In the last couple of years we've seen several very powerful dramatic works which dealt with the contemporary black family, not the least of which were the play and film versions of River Niger, Ron Milner's Broadway smash What the Wine Sellers Buy, and the critically acclaimed film, Claudine, We have to say that Eugene Johnson's new Ideas of Ancestry is on a par with these major works, because it focuses on the accepted, almost-instinctive rationalizations of modern black domestic life, and because its acting and production are also first-rate.

Johnson, who wrote and directed Ideas of Ancestry, spent six years working on its script before finally turning it over to The Paul Robeson Players, a high-energy unit with plenty of genuine talent. They use the play's street realism, bold contradictions, and mind-jolting climax to create a performance that is both authentic and thoroughly entertaining.

Ancestry centers on a family whose four children are almost grown, ranging in age from 16-25. The oldest son, Donald (Fred Bennett), is a fancy dresser who prefers to live by his wits; while younger brother Harvey (Michael Joseph) looks for success and security through discipline and study, and has just graduated from college. Their sister, Nora (Riah Armstrong), has fallen in love with an ex-convict; and Kevin (Robby Davis) the "baby" and naive member of the family, wants to be a professional basketball player.

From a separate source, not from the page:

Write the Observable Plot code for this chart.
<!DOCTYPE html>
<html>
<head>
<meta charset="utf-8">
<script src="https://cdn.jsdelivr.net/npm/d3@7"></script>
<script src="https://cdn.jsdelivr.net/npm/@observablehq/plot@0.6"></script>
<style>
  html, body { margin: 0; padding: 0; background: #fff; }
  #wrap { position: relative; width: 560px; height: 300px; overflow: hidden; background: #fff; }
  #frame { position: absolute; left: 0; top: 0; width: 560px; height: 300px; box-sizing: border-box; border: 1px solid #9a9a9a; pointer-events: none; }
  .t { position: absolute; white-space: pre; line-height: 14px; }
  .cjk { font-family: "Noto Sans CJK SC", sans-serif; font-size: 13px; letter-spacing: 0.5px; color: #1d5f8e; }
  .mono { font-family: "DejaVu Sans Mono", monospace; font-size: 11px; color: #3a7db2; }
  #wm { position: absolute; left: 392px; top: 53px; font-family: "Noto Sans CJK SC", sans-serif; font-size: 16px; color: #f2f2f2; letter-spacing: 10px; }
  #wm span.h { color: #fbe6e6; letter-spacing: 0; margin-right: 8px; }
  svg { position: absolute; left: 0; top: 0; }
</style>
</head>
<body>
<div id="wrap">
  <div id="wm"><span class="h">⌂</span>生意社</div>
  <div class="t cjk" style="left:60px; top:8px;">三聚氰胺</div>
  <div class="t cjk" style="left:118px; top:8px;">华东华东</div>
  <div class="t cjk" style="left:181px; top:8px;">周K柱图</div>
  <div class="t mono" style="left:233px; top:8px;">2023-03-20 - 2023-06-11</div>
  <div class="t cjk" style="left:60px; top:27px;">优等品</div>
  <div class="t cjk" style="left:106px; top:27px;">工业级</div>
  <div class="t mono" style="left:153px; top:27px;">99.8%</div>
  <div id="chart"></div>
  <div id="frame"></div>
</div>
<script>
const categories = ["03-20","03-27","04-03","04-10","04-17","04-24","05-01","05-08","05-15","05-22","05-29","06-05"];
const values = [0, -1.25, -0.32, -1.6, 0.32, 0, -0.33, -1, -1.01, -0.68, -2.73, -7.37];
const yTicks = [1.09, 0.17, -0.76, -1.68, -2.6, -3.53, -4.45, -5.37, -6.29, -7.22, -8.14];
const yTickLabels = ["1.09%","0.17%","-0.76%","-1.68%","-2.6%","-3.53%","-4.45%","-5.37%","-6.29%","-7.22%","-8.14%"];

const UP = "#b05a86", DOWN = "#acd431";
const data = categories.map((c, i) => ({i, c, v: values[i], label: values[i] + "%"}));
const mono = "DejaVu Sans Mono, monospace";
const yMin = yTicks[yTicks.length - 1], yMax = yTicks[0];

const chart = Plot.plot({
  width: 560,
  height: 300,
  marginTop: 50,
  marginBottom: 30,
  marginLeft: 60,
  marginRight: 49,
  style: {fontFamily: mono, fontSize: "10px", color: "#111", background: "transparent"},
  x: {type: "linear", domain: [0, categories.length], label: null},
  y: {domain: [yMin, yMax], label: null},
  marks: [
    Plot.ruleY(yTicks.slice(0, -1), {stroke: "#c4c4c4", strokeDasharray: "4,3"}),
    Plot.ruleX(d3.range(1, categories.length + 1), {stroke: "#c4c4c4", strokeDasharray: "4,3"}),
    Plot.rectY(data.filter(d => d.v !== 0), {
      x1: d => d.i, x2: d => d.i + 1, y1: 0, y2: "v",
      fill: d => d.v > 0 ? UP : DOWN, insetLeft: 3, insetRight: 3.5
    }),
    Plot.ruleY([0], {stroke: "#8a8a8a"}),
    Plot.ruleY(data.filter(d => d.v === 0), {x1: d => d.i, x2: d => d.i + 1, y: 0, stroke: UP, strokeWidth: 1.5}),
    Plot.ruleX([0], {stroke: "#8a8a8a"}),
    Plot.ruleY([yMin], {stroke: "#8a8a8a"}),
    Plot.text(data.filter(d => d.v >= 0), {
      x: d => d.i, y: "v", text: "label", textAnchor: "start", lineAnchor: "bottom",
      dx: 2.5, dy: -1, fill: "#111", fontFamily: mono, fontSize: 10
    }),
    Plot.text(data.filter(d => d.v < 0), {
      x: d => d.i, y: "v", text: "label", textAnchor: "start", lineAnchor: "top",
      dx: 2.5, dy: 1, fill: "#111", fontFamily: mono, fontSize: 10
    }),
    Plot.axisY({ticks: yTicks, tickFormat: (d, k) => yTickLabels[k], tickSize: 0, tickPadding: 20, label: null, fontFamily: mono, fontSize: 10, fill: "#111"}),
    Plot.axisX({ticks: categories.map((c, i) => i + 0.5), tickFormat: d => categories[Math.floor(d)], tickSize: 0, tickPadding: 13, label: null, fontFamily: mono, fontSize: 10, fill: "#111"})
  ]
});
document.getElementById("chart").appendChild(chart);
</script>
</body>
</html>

Holding together and providing for this brood is mother (Miriam Flowers). Some ten years ago father went down the drain, and after brutalizing mother and making a show of being unfaithful to her, split. When father writes that he will return to visit the home he deserted so long ago, he unwittingly touches off a chain reaction in which the family members become forces pulling wildly in separate directions. The situation gets completely out of control at the play's merciless ending when tragedy strikes from a sudden and unexpected source, and the young "men" of the family awkwardly move to take responsibility for it.

Ancestry's full impact is a delayed one – the play asks so many questions about basic roles in black drama and life (and most, if not all, a apply to whites, too) that it takes awhile to realize the scope of everything that is implied. Why did father leave? Why did he return? What is mother's secret? Why can't the brothers communicate with each other? Can any member of the family find happiness in the world they live in?

Ideas of Ancestry is strong stuff, to be sure, and the depth and breadth of the performance is indeed a credit to to Johnson, The Robeson Players, and the City's Northwest Activities Center, where it continues through June.